I love Dave Hogan, CIO of the National Retail Federation. Sure, I pick on him, and have published rants on several occasions here in this blog--dating back to my first reaction to the NRF's CIO from a 60 Minutes broadcast in November of 2007. It's not exactly like the playground love I felt when pushing down Lisa Duffy at recess. More like your beer buddy that only gives you a hard time when you spend all day complaining about guys that buy fast cars, drive them with the top down during winter just because they can, and then I go buy one and do the same thing, and James calls me on it while visiting a local watering hole in February. It's that kind of love. Beer buddy love? I may be on to something.

Let me clarify that I've never met Mr. Hogan. I once sat in a room with him in Brussels, but after the session ended, both of us had folks around us that wanted to chat and I lost him in the crowd. I wanted to meet him face to face, but didn't get the opportunity.

So why do I love Dave? Well for one, he has the testicular fortitude to stand up and voice his opinion against what many believe is a conspiracy against merchants. There are not too many others, including the competing retail organization, that take the same stance that he does in such a public fashion. The guy has cojones, and he should be celebrated for it.

I love Dave because he gives me something to write about. Agree or disagree, he plants a flag out in the PCI pasture and it's up you to to decide to run toward it, or plow over it. In a world of people who refuse to accept accountability for their actions, litigate their way out of trouble, play the blame game cause NOTHING is EVER their fault, and are publicly moderates even though they are privately extremists, how great is it that you know EXACTLY how Dave feels about the issues he talks about? If nothing else, he's consistent. The same message that prompted me to write that blog post late one Sunday evening after watching football was conveyed in the congressional hearing on PCI yesterday. Regardless if you agree with the points, he lays them out and lets you do with them what you will.

Finally, I love Dave because deep down, he really is looking out for the little guy. I've been a part of small companies. My first experience being the little guy was a two man company back in 1996. We were competing against the big guys--and winning. But as we grew, we quickly realized that the big guys had much more ability to react to us than we had to react to them. So we gracefully exited and sold two years later. So from one little guy to another, it is great to have someone standing up for you and trying to make things better.

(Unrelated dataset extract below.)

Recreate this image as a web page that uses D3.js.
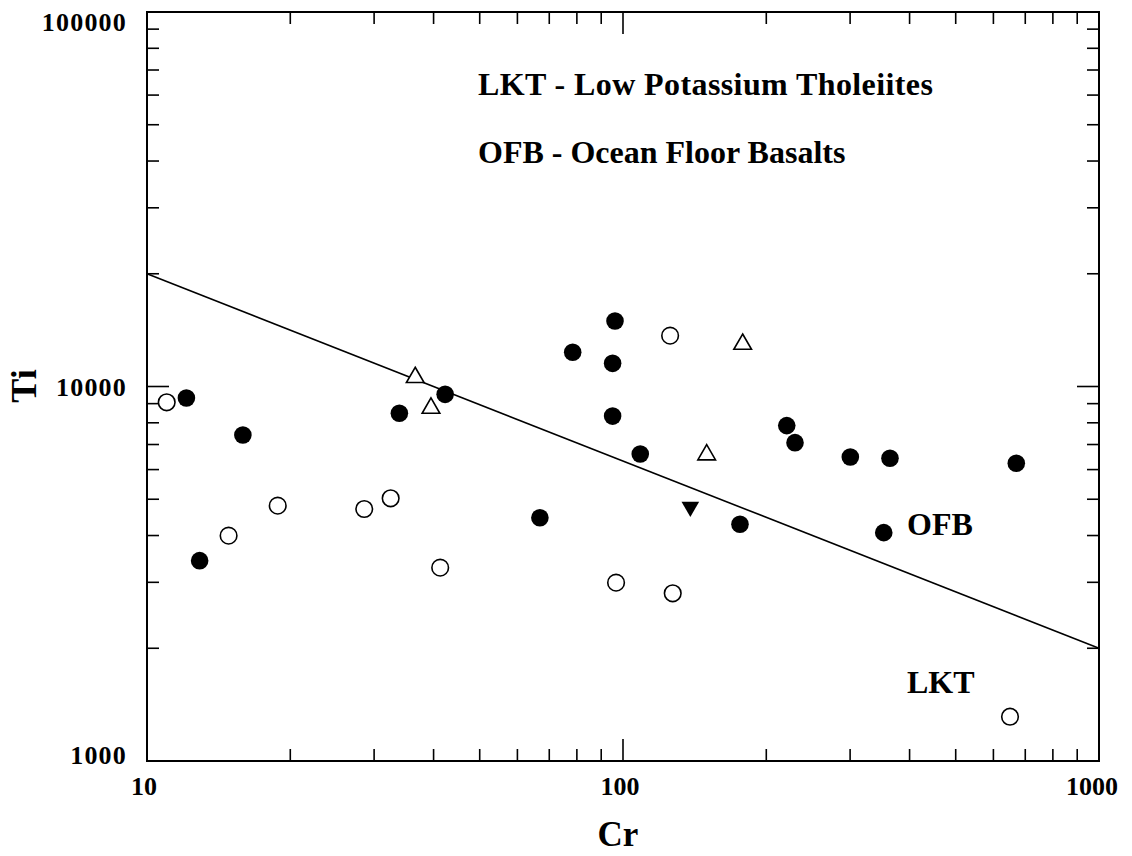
<!DOCTYPE html>
<html>
<head>
<meta charset="utf-8">
<script src="https://cdn.jsdelivr.net/npm/d3@7"></script>
<style>
  html, body { margin: 0; padding: 0; background: #fff; }
  svg text { font-family: "Liberation Serif", "Times New Roman", serif; font-weight: bold; fill: #000; }
</style>
</head>
<body>
<svg id="chart" width="1132" height="856"></svg>
<script>
// Ti vs Cr discrimination diagram (log-log)

// Filled circles
const filledCr = [12.1, 15.9, 12.9, 33.9, 42.3, 66.9, 78.4, 96.2, 95.1, 95.1, 108.7, 176.1, 220.8, 229.8, 300.3, 363.8, 353.0, 670.3];
const filledTi = [9314, 7423, 3427, 8481, 9529, 4464, 12340, 14960, 11530, 8337, 6602, 4286, 7862, 7080, 6480, 6431, 4072, 6237];

// Open circles
const openCr = [11.0, 14.84, 18.82, 28.6, 32.5, 41.3, 96.7, 125.6, 127.2, 650.2];
const openTi = [9074, 3997, 4807, 4709, 5029, 3283, 2994, 13670, 2804, 1313];

// Open triangles
const triCr = [36.6, 39.5, 149.9, 178.4];
const triTi = [10670, 8834, 6631, 13090];

// Filled inverted triangle
const invCr = [138.5];
const invTi = [4729];

// LKT / OFB boundary line
const boundaryCr = [10, 1000];
const boundaryTi = [20000, 2000];

// Axis domains and labelled ticks
const crDomain = [10, 1000];
const tiDomain = [1000, 100000];
const crTickLabels = [10, 100, 1000];
const tiTickLabels = [1000, 10000, 100000];

const svg = d3.select("#chart");
const plotLeft = 147, plotRight = 1099, plotTop = 12, plotBottom = 761;

const x = d3.scaleLog().domain(crDomain).range([plotLeft, plotRight]);
const y = d3.scaleLog().domain(tiDomain).range([plotBottom, plotTop]);

// Minor + major tick values for each decade
function logTicks(domain) {
  const out = [];
  const k0 = Math.round(Math.log10(domain[0]));
  const k1 = Math.round(Math.log10(domain[1]));
  for (let k = k0; k < k1; k++) {
    for (let m = 1; m <= 9; m++) out.push({ v: m * Math.pow(10, k), major: m === 1 });
  }
  out.push({ v: Math.pow(10, k1), major: true });
  return out;
}
const xt = logTicks(crDomain);
const yt = logTicks(tiDomain);
const majorLen = 22, minorLen = 12;

const ticks = svg.append("g").attr("stroke", "#000").attr("stroke-width", 1.6);
// bottom & top
xt.forEach(t => {
  if (t.v === crDomain[0] || t.v === crDomain[1]) return;
  const px = x(t.v), len = t.major ? majorLen : minorLen;
  ticks.append("line").attr("x1", px).attr("x2", px).attr("y1", plotBottom).attr("y2", plotBottom - len);
  ticks.append("line").attr("x1", px).attr("x2", px).attr("y1", plotTop).attr("y2", plotTop + len);
});
// left & right
yt.forEach(t => {
  if (t.v === tiDomain[0] || t.v === tiDomain[1]) return;
  const py = y(t.v), len = t.major ? majorLen : minorLen;
  ticks.append("line").attr("x1", plotLeft).attr("x2", plotLeft + len).attr("y1", py).attr("y2", py);
  ticks.append("line").attr("x1", plotRight).attr("x2", plotRight - len).attr("y1", py).attr("y2", py);
});

// Frame
svg.append("rect")
  .attr("x", plotLeft).attr("y", plotTop)
  .attr("width", plotRight - plotLeft).attr("height", plotBottom - plotTop)
  .attr("fill", "none").attr("stroke", "#000").attr("stroke-width", 2);

// Tick labels
svg.append("g").selectAll("text").data(tiTickLabels).join("text")
  .attr("x", 127)
  .attr("y", d => Math.min(Math.max(y(d), 22), 755))
  .attr("dy", "0.35em")
  .attr("text-anchor", "end")
  .attr("font-size", 26)
  .attr("letter-spacing", 1.2)
  .text(d => d);

svg.append("g").selectAll("text").data(crTickLabels).join("text")
  .attr("x", d => Math.min(x(d) - 3, 1092))
  .attr("y", 795)
  .attr("text-anchor", "middle")
  .attr("font-size", 26)
  .text(d => d);

// Axis titles
svg.append("text")
  .attr("x", 618).attr("y", 846)
  .attr("text-anchor", "middle")
  .attr("font-size", 35)
  .text("Cr");
svg.append("text")
  .attr("transform", "translate(36,386) rotate(-90)")
  .attr("text-anchor", "middle")
  .attr("font-size", 36)
  .text("Ti");

// Boundary line
const line = d3.line().x(d => x(d[0])).y(d => y(d[1]));
svg.append("path")
  .datum(boundaryCr.map((c, i) => [c, boundaryTi[i]]))
  .attr("d", line)
  .attr("fill", "none").attr("stroke", "#000").attr("stroke-width", 1.6);

// Annotations
const notes = svg.append("g").attr("font-size", 32);
notes.append("text").attr("x", 478).attr("y", 95).attr("letter-spacing", 0.4).text("LKT - Low Potassium Tholeiites");
notes.append("text").attr("x", 478).attr("y", 163).text("OFB - Ocean Floor Basalts");
notes.append("text").attr("x", 907).attr("y", 535).text("OFB");
notes.append("text").attr("x", 907).attr("y", 693).text("LKT");

// Markers
const pts = (cr, ti) => cr.map((c, i) => [c, ti[i]]);

svg.append("g").selectAll("circle").data(pts(openCr, openTi)).join("circle")
  .attr("cx", d => x(d[0])).attr("cy", d => y(d[1])).attr("r", 8.3)
  .attr("fill", "#fff").attr("stroke", "#000").attr("stroke-width", 1.6);

svg.append("g").selectAll("circle").data(pts(filledCr, filledTi)).join("circle")
  .attr("cx", d => x(d[0])).attr("cy", d => y(d[1])).attr("r", 8.8)
  .attr("fill", "#000");

const tri = d3.symbol().type(d3.symbolTriangle).size(135);
svg.append("g").selectAll("path").data(pts(triCr, triTi)).join("path")
  .attr("d", tri)
  .attr("transform", d => `translate(${x(d[0])},${y(d[1]) + 1.5})`)
  .attr("fill", "#fff").attr("stroke", "#000").attr("stroke-width", 1.6);

svg.append("g").selectAll("path").data(pts(invCr, invTi)).join("path")
  .attr("d", tri)
  .attr("transform", d => `translate(${x(d[0])},${y(d[1]) - 1.5}) rotate(180)`)
  .attr("fill", "#000");
</script>
</body>
</html>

Dave has good intentions. He is trying to make things better and he doesn't mind ruffling a few feathers in the process. One of these days, should we be in the same city, I would LOVE to chat about our differing viewpoints and offer as much help as I can to him and his constituents. After all, I'm not too unlike Dave in that I like to help people win, especially the little guy!

How about a round of applause for Dave!